In a third set of episodes, Quintessa Swindell (Trinkets) plays teen patient Laila, brought to Brooke by her grandmother, who’s concerned about the girl’s sexuality. Laila is a lesbian and a self-described sex addict who takes a snotty, sullen approach to therapy. (“Do you want me to, like, do your job for you?” she snipes at one point.) But after some initial bumps, Brooke patiently chips away at her defenses. Plus, in the fourth storyline, Brooke’s friend Rita (Liza Colón-Zayas) gives her a chance to vent her own issues; she’s still mourning her recently deceased father, and her toxic ex Adam (Joel Kinnaman) is slowly but surely easing his way back into her life.

Brooke is not an easy role to pull off, but Aduba was definitely the right choice to play her. Her work as Suzanne on Orange Is the New Black is one of the best TV performances of the past decade; she’s a patient, openhearted actor and slips easily into therapist mode here. And when it’s Brooke’s turn to face her own demons, Aduba reveals a fire and a fresh complexity tucked inside the good doctor’s personality. Really, this show is an actor’s dream, with long speeches and lots of time to explore every last nuance of a character’s persona. The half-hour format works well, too: It concentrates the drama and doesn’t let the navel-gazing linger for too long.

But the therapy sessions are amped up for dramatic purposes here in a way that feels unnatural.
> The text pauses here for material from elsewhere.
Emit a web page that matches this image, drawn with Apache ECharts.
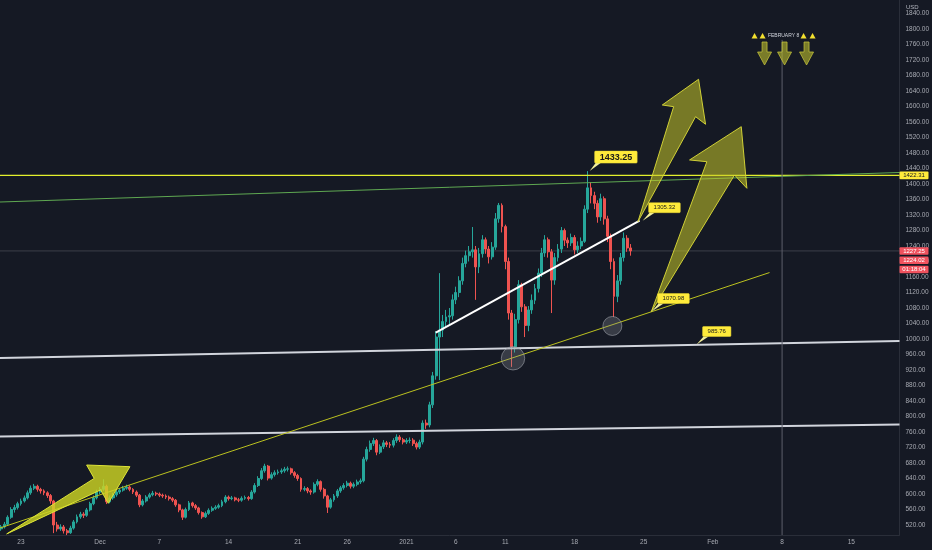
<!DOCTYPE html>
<html><head><meta charset="utf-8">
<script src="https://cdn.jsdelivr.net/npm/echarts@6/dist/echarts.min.js"></script>
<style>html,body{margin:0;padding:0;background:#151924;}#c{width:932px;height:550px;}</style>
</head><body><div id="c"></div>
<script>
// ---------- data ----------
const candleStart = '2020-11-21';   // first 8h candle
const candleHours = 8;
const firstOpen = 510;
const closes = [
515,522,540,560,565,575,582,590,603,615,
620,612,608,603,596,582,520,510,515,505,
500,512,528,541,548,545,559,575,590,605,
612,620,580,590,598,605,610,615,618,612,
605,597,572,582,592,598,602,600,597,595,
592,588,584,572,559,540,560,577,570,564,
552,541,550,558,563,566,570,580,592,588,
590,585,584,589,591,588,605,622,640,660,
672,641,650,655,657,660,664,665,655,648,
640,612,614,608,605,625,632,612,595,566,
585,595,608,616,622,628,620,625,631,634,
690,715,730,738,708,722,732,728,726,738,
747,740,734,738,739,730,721,734,783,778,
830,905,1005,1023,1045,1057,1060,1101,1120,1150,
1195,1215,1225,1230,1186,1220,1256,1232,1212,1237,
1310,1345,1290,1200,1067,980,1050,1140,1083,1035,
1075,1100,1130,1170,1222,1256,1225,1152,1210,1232,
1280,1255,1248,1262,1230,1240,1252,1335,1390,1370,
1350,1315,1362,1310,1265,1200,1110,1150,1210,1260,
1235,1227.25];
const highs = [
520,528,545,566,572,580,588,596,609,622,
626,624,616,612,607,600,585,528,522,520,
510,518,533,547,554,553,564,580,596,611,
618,638,624,596,603,610,615,621,624,622,
615,609,600,587,597,603,608,606,604,601,
599,596,592,587,575,562,565,582,580,574,
567,555,555,563,568,571,575,585,597,596,
595,593,590,594,596,595,610,628,646,667,
678,675,656,661,663,666,670,671,668,659,
652,643,620,618,612,630,638,635,616,598,
590,600,613,621,628,634,632,630,637,640,
696,722,738,745,742,728,739,737,734,744,
754,752,745,744,746,744,735,740,790,792,
838,915,1020,1170,1062,1075,1080,1115,1135,1162,
1210,1228,1240,1289,1240,1235,1268,1262,1240,1250,
1325,1351,1350,1295,1210,1075,1065,1152,1145,1090,
1085,1115,1142,1182,1235,1268,1262,1232,1222,1245,
1289,1285,1262,1272,1268,1252,1262,1345,1433.25,1405,
1380,1358,1375,1368,1318,1272,1208,1165,1222,1275,
1268,1245];
const lows = [
505,511,518,536,552,560,570,578,586,598,
610,606,601,597,590,575,499,503,505,498,
494,497,508,524,536,538,541,555,571,586,
600,608,574,576,585,593,600,606,611,607,
600,592,566,568,578,588,594,595,592,590,
587,583,579,567,553,533,537,556,565,559,
547,536,538,546,554,559,562,566,576,583,
584,581,579,580,585,583,585,601,618,636,
655,635,637,645,650,652,655,658,650,642,
634,606,607,602,598,601,620,606,588,551,
562,580,590,603,611,617,614,615,620,626,
630,684,709,724,700,703,716,721,719,720,
732,734,728,729,731,724,715,716,728,768,
772,822,895,894,1005,1030,1035,1050,1090,1108,
1140,1185,1200,1210,1101,1170,1210,1220,1195,1205,
1230,1300,1275,1180,1050,928,965,1040,1070,1005,
1020,1065,1090,1120,1160,1212,1210,1067,1140,1200,
1222,1240,1235,1240,1218,1222,1232,1248,1325,1350,
1335,1300,1305,1295,1250,1180,1057,1095,1140,1200,
1225,1215];

const tickDates  = ['2020-11-23','2020-12-01','2020-12-07','2020-12-14','2020-12-21','2020-12-26','2021-01-01','2021-01-06','2021-01-11','2021-01-18','2021-01-25','2021-02-01','2021-02-08','2021-02-15'];
const tickLabels = ['23','Dec','7','14','21','26','2021','6','11','18','25','Feb','8','15'];
const priceTicks = [520,560,600,640,680,720,760,800,840,880,920,960,1000,1040,1080,1120,1160,1200,1240,1280,1320,1360,1400,1440,1480,1520,1560,1600,1640,1680,1720,1760,1800,1840];

const resistanceLevel = 1422.31;
const lastPrice = 1227.25;
const priceTags = [
  {value:1422.31, text:'1422.31', kind:'level'},
  {value:1227.25, text:'1227.25', kind:'red'},
  {value:1224.02, text:'1224.02', kind:'red'},
  {value:1224.02, text:'01:18:04', kind:'red'}
];
// drawings: [day offset from 2020-11-23, price]
const resistLine  = [[-2.123,resistanceLevel],[88.88,resistanceLevel]];
const lastLine    = [[-2.123,lastPrice],[88.88,lastPrice]];
const greenLine   = [[-2.123,1353.5],[88.88,1429.7]];
const upperWhite  = [[-2.123,951.0],[88.88,994.8]];
const lowerWhite  = [[-2.123,748.4],[88.88,779.4]];
const yellowTrend = [[-2.123,512.3],[75.73,1171.4]];
const channelLine = [[41.96,1016.3],[62.59,1305.32]];
const feb8Line    = [[77,1772],[77,494]];
const arrowA = [[-1.446,497],[7.41,640.3],[6.64,674.8],[11.02,670.5],[8.83,576],[8.06,610.6]];
const arrowB = [[62.42,1302.7],[66.03,1599.5],[64.88,1603.9],[68.55,1670.2],[69.26,1554.1],[68.25,1573.7]];
const arrowC = [[63.77,1070.5],[69.39,1457.5],[67.64,1462],[72.87,1547.9],[73.44,1388.9],[72.19,1423.2]];
const circles = [[49.78,950.2,11.7],[59.83,1033.6,9.5]];
const callouts = [
  {d:57.53, v:1433.25, text:'1433.25', big:true},
  {d:62.89, v:1305.32, text:'1305.32'},
  {d:63.80, v:1070.98, text:'1070.98'},
  {d:68.35, v:985.76,  text:'985.76'}
];
const feb8Note = {d:77.15, v:1781.9, text:'FEBRUARY 8'};

// ---------- helpers ----------
const DAY = 86400000;
const ORIGIN = Date.UTC(2020,10,23);
const day = d => ORIGIN + d*DAY;
const ts = s => { const p = s.split('-').map(Number); return Date.UTC(p[0],p[1]-1,p[2]); };
const FONT = "'Liberation Sans', Arial, sans-serif";
const t0 = ts(candleStart);
const candles = closes.map((c,i)=>[t0 + i*candleHours*3600000, i===0?firstOpen:closes[i-1], c, lows[i], highs[i]]);
const tickTimes = tickDates.map(ts);
const labelMap = {}; tickTimes.forEach((t,i)=>labelMap[t]=tickLabels[i]);
const toXY = arr => arr.map(p=>[day(p[0]), p[1]]);
const textW = (s, fs) => { let w=0; for (const ch of s) w += (ch==='.'||ch===':')?0.278:0.556; return w*fs; };

function lineSeries(pts, color, width, type, z){
  return {type:'line', data:toXY(pts), symbol:'none', silent:true, animation:false, z:z||3,
    lineStyle:{color, width, type:type||'solid'}};
}
function arrowSeries(list, fill, stroke){
  return {type:'custom', silent:true, z:5, animation:false,
    data:list.map(a=>[day(a[0][0]), a[0][1]]), encode:{x:0,y:1},
    renderItem(params, api){
      const a = list[params.dataIndex];
      return {type:'polygon', shape:{points:a.map(p=>api.coord([day(p[0]),p[1]]))},
        style:{fill, stroke, lineWidth:1}};
    }};
}

const chart = echarts.init(document.getElementById('c'));
chart.setOption({
  backgroundColor:'#151924',
  animation:false,
  grid:{left:0, right:32, top:0, bottom:15, containLabel:false},
  xAxis:{type:'value', min:day(-2.123), max:day(88.88),
    axisLine:{show:true, lineStyle:{color:'#2a2e39'}}, axisTick:{show:false}, splitLine:{show:false},
    axisLabel:{customValues:tickTimes, formatter:(v)=>labelMap[v]||'', color:'#a7aab2', fontSize:6.5, fontFamily:FONT, margin:4}},
  yAxis:{type:'value', position:'right', min:494.2, max:1874.8, scale:true,
    axisLine:{show:true, lineStyle:{color:'#2a2e39'}}, axisTick:{show:false}, splitLine:{show:false},
    axisLabel:{customValues:priceTicks, formatter:v=>Number(v).toFixed(2), color:'#a7aab2', fontSize:6.5, fontFamily:FONT, margin:6}},
  graphic:[{type:'text', left:906, top:4, style:{text:'USD', fill:'#b2b5be', font:'6px '+FONT}, z:100}],
  series:[
    lineSeries(lastLine, 'rgba(150,153,160,0.3)', 1, 'solid', 1),
    {type:'candlestick', data:candles, barWidth:2.4, z:2, silent:true,
      itemStyle:{color:'#26a69a', color0:'#ef5350', borderColor:'#26a69a', borderColor0:'#ef5350', borderWidth:1}},
    lineSeries(resistLine, '#e3ef2c', 1.3),
    lineSeries(greenLine, '#5fa852', 1),
    lineSeries(upperWhite, '#d1d4dc', 2),
    lineSeries(lowerWhite, '#d1d4dc', 2),
    lineSeries(yellowTrend, '#bcc220', 1),
    lineSeries(channelLine, '#ffffff', 2),
    lineSeries(feb8Line, '#5d606b', 1),
    arrowSeries([arrowA], 'rgba(205,212,35,0.82)', 'rgba(222,228,55,1)'),
    arrowSeries([arrowB, arrowC], 'rgba(200,200,40,0.55)', 'rgba(215,215,55,0.95)'),
    {type:'custom', silent:true, z:4, data:circles.map(c=>[day(c[0]),c[1]]), encode:{x:0,y:1},
      renderItem(params, api){
        const c = circles[params.dataIndex]; const p = api.coord([day(c[0]),c[1]]);
        return {type:'circle', shape:{cx:p[0], cy:p[1], r:c[2]},
          style:{fill:'rgba(140,143,150,0.3)', stroke:'rgba(170,173,180,0.55)', lineWidth:1}};
      }},
    {type:'custom', silent:true, z:8, data:callouts.map(c=>[day(c.d),c.v]), encode:{x:0,y:1},
      renderItem(params, api){
        const c = callouts[params.dataIndex]; const p = api.coord([day(c.d),c.v]);
        const fs = c.big?9:6; const w = textW(c.text, fs) + 10; const h = c.big?12:10;
        const bx = p[0] + (c.big?5:6), by = p[1] - 8;
        return {type:'group', children:[
          {type:'polygon', shape:{points:[[p[0],p[1]],[bx+1,by],[bx+6,by]]}, style:{fill:'#f2ee9a'}},
          {type:'rect', shape:{x:bx, y:by-h, width:w, height:h, r:1}, style:{fill:'#ffeb3b', stroke:'#e6d430', lineWidth:0.5}},
          {type:'text', style:{x:bx+w/2, y:by-h/2, text:c.text, fill:'#1a1a1a', font:(c.big?'600 ':'')+fs+'px '+FONT, align:'center', verticalAlign:'middle'}}
        ]};
      }},
    {type:'custom', silent:true, z:8, data:[[day(feb8Note.d), feb8Note.v]], encode:{x:0,y:1},
      renderItem(params, api){
        const p = api.coord([day(feb8Note.d), feb8Note.v]); const cx = p[0], cy = p[1];
        const kids = [{type:'text', style:{x:cx, y:cy, text:feb8Note.text, fill:'#d1d4dc', font:'5px '+FONT, align:'center', verticalAlign:'middle'}}];
        [-29,-21,20,29].forEach(dx=>{
          kids.push({type:'polygon', shape:{points:[[cx+dx,cy-3],[cx+dx-3,cy+2.5],[cx+dx+3,cy+2.5]]}, style:{fill:'#f2e02e'}});
        });
        [-19,1,23].forEach(dx=>{
          const x=cx+dx;
          kids.push({type:'polygon', shape:{points:[[x-2.5,cy+6],[x+2.5,cy+6],[x+2.5,cy+16],[x+7,cy+16],[x,cy+29],[x-7,cy+16],[x-2.5,cy+16]]},
            style:{fill:'rgba(190,190,45,0.6)', stroke:'rgba(200,200,60,0.9)', lineWidth:0.8}});
        });
        return {type:'group', children:kids};
      }},
    {type:'custom', silent:true, z:9, clip:false, data:[[day(0), priceTags[0].value]], encode:{x:0,y:1},
      renderItem(params, api){
        const cs = params.coordSys; const x0 = cs.x + cs.width; const h = 7.6; const kids = [];
        let prev = -1e9;
        priceTags.forEach(tg=>{
          let y = api.coord([day(0), tg.value])[1];
          if (y < prev + 9.3) y = prev + 9.3;
          prev = y;
          const bg = tg.kind==='level' ? '#ffeb3b' : '#f0525e';
          const fg = tg.kind==='level' ? '#131722' : '#ffffff';
          kids.push({type:'rect', shape:{x:x0, y:y-h/2, width:29, height:h, r:1}, style:{fill:bg}});
          kids.push({type:'text', style:{x:x0+14.5, y:y, text:tg.text, fill:fg, font:'6px '+FONT, align:'center', verticalAlign:'middle'}});
        });
        return {type:'group', children:kids};
      }}
  ]
});
</script></body></html>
Somehow, all of Brooke’s patients end up getting prickly and confrontational with her. (For a more true-to-life portrait of therapy, I highly recommend the Showtime docuseries Couples Therapy.) The Colin episodes are excellent, but the others lag behind to varying degrees, and Brooke’s own self-examination doesn’t quite gel, despite Aduba’s best efforts. The best way to watch this might actually be to wait until it’s all aired and available to stream on HBO Max; that way, you can pick the patients you want to watch… and skip the rest.

THE TVLINE BOTTOM LINE: HBO’s In Treatment revival is an actor’s dream with plenty of emotional fireworks, but some storylines work better than others.